Sunday, December 7, 2025

MEME Concert Day

 

Wanees Zarour and Firas Zreik

This afternoon, early evening, the Middle Eastern Music Ensemble of the University of Chicago (MEME) is giving the first concert of the 2025-26: A Salute to Ziad Rahbani.  We are featuring nine of his compositions.  We have a guest artist with us, the gifted kanun player, Firas Zreik.  Our vocalists are Karl El Sokhn and Sham Abyad.

We have worked hard for this concert to master the difficult pieces selected by our director Wanees Zarour.  The lines each instrumental group must play are a wee bit challenging but simply require practice.  The difficulty lies in bringing it all together and playing precisely with everyone hitting their marks to fully bring to life the jazzy fusion pieces as Rahbani composed them.  I do believe after seven weekly practices and a dress rehearsal, we are ready.

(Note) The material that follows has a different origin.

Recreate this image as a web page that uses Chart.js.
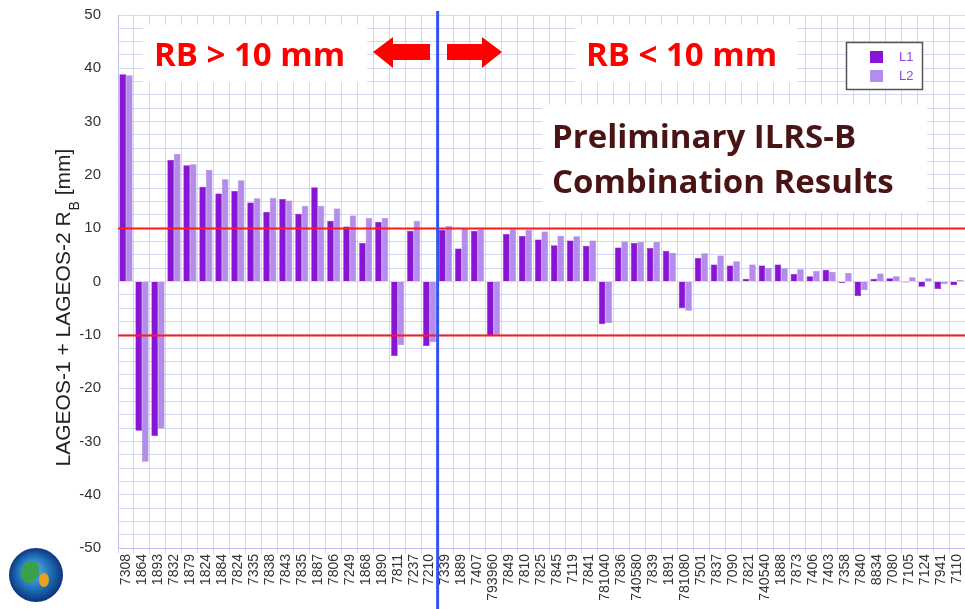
<!DOCTYPE html>
<html>
<head>
<meta charset="utf-8">
<script src="https://cdn.jsdelivr.net/npm/chart.js@4/dist/chart.umd.min.js"></script>
<style>
  html, body { margin: 0; padding: 0; background: #fff; }
  #wrap { width: 965px; height: 609px; position: relative; }
</style>
</head>
<body>
<div id="wrap"><canvas id="rbChart" width="965" height="609"></canvas></div>
<script>
// stations, left group (RB > 10 mm) then right group (RB < 10 mm)
const stations = ['7308','1864','1893','7832','1879','1824','1884','7824','7335','7838',
  '7843','7835','1887','7806','7249','1868','1890','7811','7237','7210',
  '7339','1889','7407','793960','7849','7810','7825','7845','7119','7841',
  '781040','7836','740580','7839','1891','781080','7501','7837','7090','7821',
  '740540','1888','7873','7406','7403','7358','7840','8834','7080','7105',
  '7124','7941','7110'];

const l1 = [38.9,-28.0,-29.0,22.8,21.8,17.8,16.5,17.0,14.8,13.1,
  15.5,12.7,17.7,11.4,10.3,7.2,11.2,-14.0,9.5,-12.1,
  9.7,6.2,9.5,-10.2,8.9,8.6,7.9,6.8,7.7,6.7,
  -8.0,6.4,7.2,6.3,5.7,-5.0,4.4,3.2,3.0,0.5,
  3.0,3.2,1.4,1.0,2.2,-0.3,-2.7,0.5,0.6,-0.2,
  -1.0,-1.4,-0.7];

const l2 = [38.7,-33.8,-27.6,23.9,22.0,20.9,19.2,19.0,15.6,15.7,
  15.2,14.2,14.2,13.7,12.4,11.9,11.9,-11.9,11.4,-11.4,
  10.4,10.0,9.8,-10.0,9.8,9.7,9.4,8.6,8.5,7.7,
  -7.8,7.5,7.4,7.4,5.4,-5.5,5.3,4.9,3.8,3.2,
  2.6,2.5,2.3,2.0,1.8,1.6,-1.6,1.5,1.0,0.8,
  0.6,-0.5,0.3];

const limits = [10, -10];
const splitAfter = 20; // first 20 stations are RB > 10 mm

const L1_COLOR = '#8a14d6';
const L2_COLOR = '#b48ceb';
const GRID = 'rgba(150,150,235,0.38)';

const decorations = {
  id: 'decorations',
  beforeDatasetsDraw(chart) {
    const ctx = chart.ctx;
    ctx.save();
    ctx.fillStyle = '#fff';
    ctx.fillRect(143, 25, 224, 57);
    ctx.fillRect(575, 25, 222, 57);
    ctx.fillRect(542, 105, 385, 107);
    ctx.restore();
  },
  afterDatasetsDraw(chart) {
    const ctx = chart.ctx;
    const area = chart.chartArea;
    const y = chart.scales.y;
    const x = chart.scales.x;
    ctx.save();

    // +-10 mm limit lines
    ctx.strokeStyle = '#ff1a1a';
    ctx.lineWidth = 2;
    limits.forEach(v => {
      const py = Math.round(y.getPixelForValue(v)) + 0.5;
      ctx.beginPath();
      ctx.moveTo(area.left, py);
      ctx.lineTo(area.right, py);
      ctx.stroke();
    });

    // separator between the two groups
    const sx = (x.getPixelForValue(splitAfter - 1) + x.getPixelForValue(splitAfter)) / 2;
    ctx.strokeStyle = '#3355ee';
    ctx.lineWidth = 3;
    ctx.beginPath();
    ctx.moveTo(sx, 11);
    ctx.lineTo(sx, 609);
    ctx.stroke();

    // arrows
    ctx.fillStyle = '#ff0000';
    ctx.beginPath();
    ctx.moveTo(373, 52); ctx.lineTo(393, 37); ctx.lineTo(393, 44); ctx.lineTo(430, 44);
    ctx.lineTo(430, 60); ctx.lineTo(393, 60); ctx.lineTo(393, 68); ctx.closePath();
    ctx.fill();
    ctx.beginPath();
    ctx.moveTo(502, 52); ctx.lineTo(482, 37); ctx.lineTo(482, 44); ctx.lineTo(447, 44);
    ctx.lineTo(447, 60); ctx.lineTo(482, 60); ctx.lineTo(482, 68); ctx.closePath();
    ctx.fill();

    // headline texts
    ctx.font = 'bold 33px "Open Sans"';
    ctx.textBaseline = 'alphabetic';
    ctx.textAlign = 'left';
    ctx.fillText('RB > 10 mm', 154, 66);
    ctx.fillText('RB < 10 mm', 586, 66);

    ctx.fillStyle = '#4a1414';
    ctx.font = 'bold 33px "Open Sans"';
    ctx.fillText('Preliminary ILRS-B', 552, 148);
    ctx.fillText('Combination Results', 552, 193);

    // legend
    ctx.fillStyle = '#fff';
    ctx.fillRect(846, 42, 77, 48);
    ctx.strokeStyle = '#555';
    ctx.lineWidth = 1.5;
    ctx.strokeRect(846.5, 42.5, 76, 47);
    ctx.fillStyle = L1_COLOR;
    ctx.fillRect(870, 51, 13, 12);
    ctx.fillStyle = L2_COLOR;
    ctx.fillRect(870, 70, 13, 12);
    ctx.fillStyle = '#8a4ae0';
    ctx.font = '13px "Liberation Sans"';
    ctx.textBaseline = 'middle';
    ctx.fillText('L1', 899, 57);
    ctx.fillText('L2', 899, 76);

    // y axis title with subscript
    ctx.save();
    ctx.translate(70, 308);
    ctx.rotate(-Math.PI / 2);
    ctx.fillStyle = '#222';
    ctx.textBaseline = 'alphabetic';
    ctx.textAlign = 'left';
    const main = 'LAGEOS-1 + LAGEOS-2 R';
    const tail = ' [mm]';
    ctx.font = '21px "Liberation Sans"';
    const w1 = ctx.measureText(main).width;
    ctx.font = '14px "Liberation Sans"';
    const wb = ctx.measureText('B').width;
    ctx.font = '21px "Liberation Sans"';
    const w2 = ctx.measureText(tail).width;
    const start = -(w1 + wb + w2) / 2;
    ctx.fillText(main, start, 0);
    ctx.font = '14px "Liberation Sans"';
    ctx.fillText('B', start + w1 + 1, 9);
    ctx.font = '21px "Liberation Sans"';
    ctx.fillText(tail, start + w1 + wb + 1, 0);
    ctx.restore();

    // logo
    const g = ctx.createRadialGradient(32, 570, 3, 36, 575, 28);
    g.addColorStop(0, '#5fb0e0');
    g.addColorStop(0.55, '#1d6fb8');
    g.addColorStop(1, '#0b2f78');
    ctx.fillStyle = g;
    ctx.beginPath();
    ctx.arc(36, 575, 27, 0, Math.PI * 2);
    ctx.fill();
    ctx.fillStyle = '#3aa04a';
    ctx.beginPath();
    ctx.ellipse(30, 572, 9, 11, 0.4, 0, Math.PI * 2);
    ctx.fill();
    ctx.fillStyle = '#e8a020';
    ctx.beginPath();
    ctx.ellipse(44, 580, 5, 7, 0, 0, Math.PI * 2);
    ctx.fill();

    ctx.restore();
  }
};

new Chart(document.getElementById('rbChart'), {
  type: 'bar',
  data: {
    labels: stations,
    datasets: [
      { label: 'L1', data: l1, backgroundColor: L1_COLOR, borderColor: '#6a0aa8', borderWidth: 0.5 },
      { label: 'L2', data: l2, backgroundColor: L2_COLOR, borderColor: '#9070c0', borderWidth: 0.5 }
    ]
  },
  options: {
    responsive: false,
    animation: false,
    layout: { padding: { top: 15, right: 0, left: 0, bottom: 0 } },
    datasets: { bar: { categoryPercentage: 0.82, barPercentage: 1.0 } },
    plugins: { legend: { display: false }, tooltip: { enabled: false } },
    scales: {
      x: {
        grid: { color: GRID, offset: true, tickLength: 6 },
        border: { color: GRID },
        ticks: {
          autoSkip: false, minRotation: 90, maxRotation: 90,
          color: '#333', font: { family: 'Liberation Sans', size: 14 }, padding: 0
        },
        afterFit(s) { s.height = 61; s.paddingLeft = 0; s.paddingRight = 0; }
      },
      y: {
        min: -50, max: 50,
        grid: { color: GRID, tickLength: 0 },
        border: { color: GRID },
        ticks: {
          stepSize: 2.5, autoSkip: false,
          color: '#333', font: { family: 'Liberation Sans', size: 15 }, padding: 17,
          callback: v => (v % 10 === 0 ? v : '')
        },
        afterFit(s) { s.width = 118; s.paddingTop = 0; s.paddingBottom = 0; }
      }
    }
  },
  plugins: [decorations]
});
</script>
</body>
</html>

MEME has really evolved since I first heard the orchestra in a concert I attended in 2008 and even more so since I joined them in 2014.   For the concert today, there will be 85 of us on stage:  50 musicians and a choir of 35.  That is about two or three times the size of the ensemble when I first joined it. 

While the growth of the ensemble is impressive, the musicianship is probably at the highest level as well.  The new musicians that join MEME are simply more talented and experienced.  This is exemplified by the quality of our ‘first reads’ which is basically the first time we play a piece at a practice.  When I first joined, our first reads basically indicated how much we would need to practice the piece before it was performance ready.  Now, I am amazed at how much better our first reads are.  For simpler pieces, our first reads are practically concert ready.  For more challenging pieces, our first reads are much closer to being concert ready than we once were. 

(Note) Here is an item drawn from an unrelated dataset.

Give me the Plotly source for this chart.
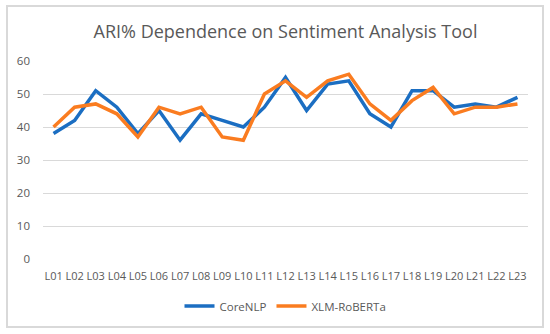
import plotly.graph_objects as go

categories = [f"L{i:02d}" for i in range(1, 24)]
corenlp = [38, 42, 51, 46, 38, 45, 36, 44, 42, 40, 46, 55, 45, 53, 54, 44, 40, 51, 51, 46, 47, 46, 49]
xlm_roberta = [40, 46, 47, 44, 37, 46, 44, 46, 37, 36, 50, 54, 49, 54, 56, 47, 42, 48, 52, 44, 46, 46, 47]
y_ticks = [0, 10, 20, 30, 40, 50, 60]

grey = "#595959"
fig = go.Figure()
fig.add_trace(go.Scatter(x=categories, y=corenlp, mode="lines", name="CoreNLP",
                         line=dict(color="#1B6EC2", width=3.5)))
fig.add_trace(go.Scatter(x=categories, y=xlm_roberta, mode="lines", name="XLM-RoBERTa",
                         line=dict(color="#FA7C20", width=3.5)))

fig.update_layout(
    width=550, height=334,
    margin=dict(l=43, r=22, t=61, b=75, autoexpand=False),
    paper_bgcolor="white", plot_bgcolor="white",
    font=dict(family="Open Sans", color=grey, size=11),
    title=dict(text="ARI% Dependence on Sentiment Analysis Tool", x=0.5, xanchor="center",
               xref="paper",
               y=1 - 32 / 334, yanchor="middle", yref="container",
               font=dict(family="Open Sans", size=18, color=grey)),
    showlegend=True,
    legend=dict(orientation="h", x=0.5, xanchor="center", y=-47 / 198, yanchor="middle",
                font=dict(size=11.5, color=grey), itemwidth=30, tracegroupgap=0),
    xaxis=dict(type="category", range=[-0.5, 22.5], showgrid=False, zeroline=False, showline=False,
               automargin=False,
               ticks="", tickfont=dict(size=11, color=grey), ticklabelstandoff=9, tickangle=0),
    yaxis=dict(range=[0, 60], tickvals=y_ticks, showgrid=True, gridcolor="#d9d9d9", gridwidth=1,
               automargin=False,
               zeroline=False, showline=False, ticks="", tickfont=dict(size=11.5, color=grey),
               ticklabelstandoff=12),
    shapes=[dict(type="rect", xref="paper", yref="paper",
                 x0=-36 / 485, x1=(543 - 43) / 485, y0=-(327 - 259) / 198, y1=1 + (61 - 6) / 198,
                 line=dict(color="#d9d9d9", width=2), layer="below")],
)

fig.write_html("out.html", config={"displayModeBar": False},
               post_script="document.body.style.margin='0';")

More and more at practices, I will hear something truly impressive enough from somewhere in the ensemble that I turn my head to look.  I find myself marveling at a bass run from Cee Mikhail, a beautifully executed enhancement from our cellos, percussion, or woodwind sections.  Our ney player, Pan Fayang, is amazing.  When Ronnie Malley plays a taksim, it is brilliant. if it is in nahawand, it is steller.  More recently, we have added a brass section which is not typical in Middle Eastern music.  But, dang, they are good and give Maestro Wanees another wonderful color on his arrangement pallet.  I have seen folks improve dramatically as they join us and want to play Middle Eastern instruments.  The growth of our choir is equally impressive and is invaluable in all of the genres we tackle, especially for classical Arab and Turkish music.

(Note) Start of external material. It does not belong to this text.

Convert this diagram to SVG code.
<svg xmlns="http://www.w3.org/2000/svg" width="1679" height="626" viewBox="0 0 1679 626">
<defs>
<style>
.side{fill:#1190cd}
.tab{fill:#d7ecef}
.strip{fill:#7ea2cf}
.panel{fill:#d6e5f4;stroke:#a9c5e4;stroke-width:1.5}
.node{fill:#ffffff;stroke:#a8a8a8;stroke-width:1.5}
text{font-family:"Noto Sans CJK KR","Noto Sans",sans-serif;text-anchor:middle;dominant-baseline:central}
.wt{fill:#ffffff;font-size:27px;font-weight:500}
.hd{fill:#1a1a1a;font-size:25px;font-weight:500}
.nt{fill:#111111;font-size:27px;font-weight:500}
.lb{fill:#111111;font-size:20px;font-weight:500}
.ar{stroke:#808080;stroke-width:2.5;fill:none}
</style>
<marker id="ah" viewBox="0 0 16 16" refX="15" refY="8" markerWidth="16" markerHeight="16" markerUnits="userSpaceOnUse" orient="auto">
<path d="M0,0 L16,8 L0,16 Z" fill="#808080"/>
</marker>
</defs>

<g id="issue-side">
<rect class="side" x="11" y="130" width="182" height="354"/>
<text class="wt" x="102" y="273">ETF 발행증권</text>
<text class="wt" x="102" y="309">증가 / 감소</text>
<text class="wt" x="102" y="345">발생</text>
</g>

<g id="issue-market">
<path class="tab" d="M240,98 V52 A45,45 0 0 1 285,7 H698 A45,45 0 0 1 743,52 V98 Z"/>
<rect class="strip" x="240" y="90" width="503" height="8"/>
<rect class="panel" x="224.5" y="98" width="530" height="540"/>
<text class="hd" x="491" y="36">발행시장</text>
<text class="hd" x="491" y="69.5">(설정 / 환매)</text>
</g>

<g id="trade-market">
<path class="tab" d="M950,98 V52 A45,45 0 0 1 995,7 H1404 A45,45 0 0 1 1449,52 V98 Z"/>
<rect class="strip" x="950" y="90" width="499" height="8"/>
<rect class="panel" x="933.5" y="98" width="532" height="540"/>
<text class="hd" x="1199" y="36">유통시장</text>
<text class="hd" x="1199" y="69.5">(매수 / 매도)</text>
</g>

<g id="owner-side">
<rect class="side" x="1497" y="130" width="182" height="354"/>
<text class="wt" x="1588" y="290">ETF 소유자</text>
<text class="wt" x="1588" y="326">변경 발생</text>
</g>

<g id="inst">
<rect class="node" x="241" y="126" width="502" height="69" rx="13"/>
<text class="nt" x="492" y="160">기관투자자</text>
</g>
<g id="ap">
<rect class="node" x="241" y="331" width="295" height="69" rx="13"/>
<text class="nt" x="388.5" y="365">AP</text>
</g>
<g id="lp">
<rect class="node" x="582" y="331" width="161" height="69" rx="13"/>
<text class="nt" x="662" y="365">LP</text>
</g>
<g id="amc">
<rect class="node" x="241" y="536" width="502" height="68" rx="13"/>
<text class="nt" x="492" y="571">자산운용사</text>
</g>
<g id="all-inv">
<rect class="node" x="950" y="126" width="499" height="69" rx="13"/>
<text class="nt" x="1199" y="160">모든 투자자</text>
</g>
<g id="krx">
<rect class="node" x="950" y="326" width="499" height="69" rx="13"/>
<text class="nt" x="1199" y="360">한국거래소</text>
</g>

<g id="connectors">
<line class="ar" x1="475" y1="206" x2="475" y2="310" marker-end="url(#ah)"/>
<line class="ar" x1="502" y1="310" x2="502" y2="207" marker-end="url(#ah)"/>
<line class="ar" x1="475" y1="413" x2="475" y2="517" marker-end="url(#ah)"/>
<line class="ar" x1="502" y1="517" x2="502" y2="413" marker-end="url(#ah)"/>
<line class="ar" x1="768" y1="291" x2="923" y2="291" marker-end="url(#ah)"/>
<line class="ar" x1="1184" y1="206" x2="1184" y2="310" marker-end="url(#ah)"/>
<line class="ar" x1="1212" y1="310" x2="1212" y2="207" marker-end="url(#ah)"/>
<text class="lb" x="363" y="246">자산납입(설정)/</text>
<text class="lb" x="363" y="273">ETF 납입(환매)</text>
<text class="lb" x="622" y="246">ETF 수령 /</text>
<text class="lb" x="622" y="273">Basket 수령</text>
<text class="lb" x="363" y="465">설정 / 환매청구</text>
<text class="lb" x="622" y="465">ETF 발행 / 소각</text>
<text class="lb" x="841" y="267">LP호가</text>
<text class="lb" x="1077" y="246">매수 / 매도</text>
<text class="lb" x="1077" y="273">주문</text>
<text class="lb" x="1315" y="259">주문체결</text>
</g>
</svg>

People come and go in our ensemble.  Whether students or community members, people in MEME come and go… and some come back again.  This is only natural.  Students come to the university and graduate.  Community members move to and away from Chicago.  Members have to drop out due to work or family circumstances.  Yet, the trajectory of growth in numbers and musicality continues.  It is a testimony to Wanees and the culture he has created and which we all buy into and actively support.

The MEME concerts have the best attendance for events in the Department of Music at the University of Chicago.  We regularly fill the 400 seat auditorium at the Reva and David Logan Center for the Performing Arts.  We anticipate the same for tonight’s concert and… we will rock the house.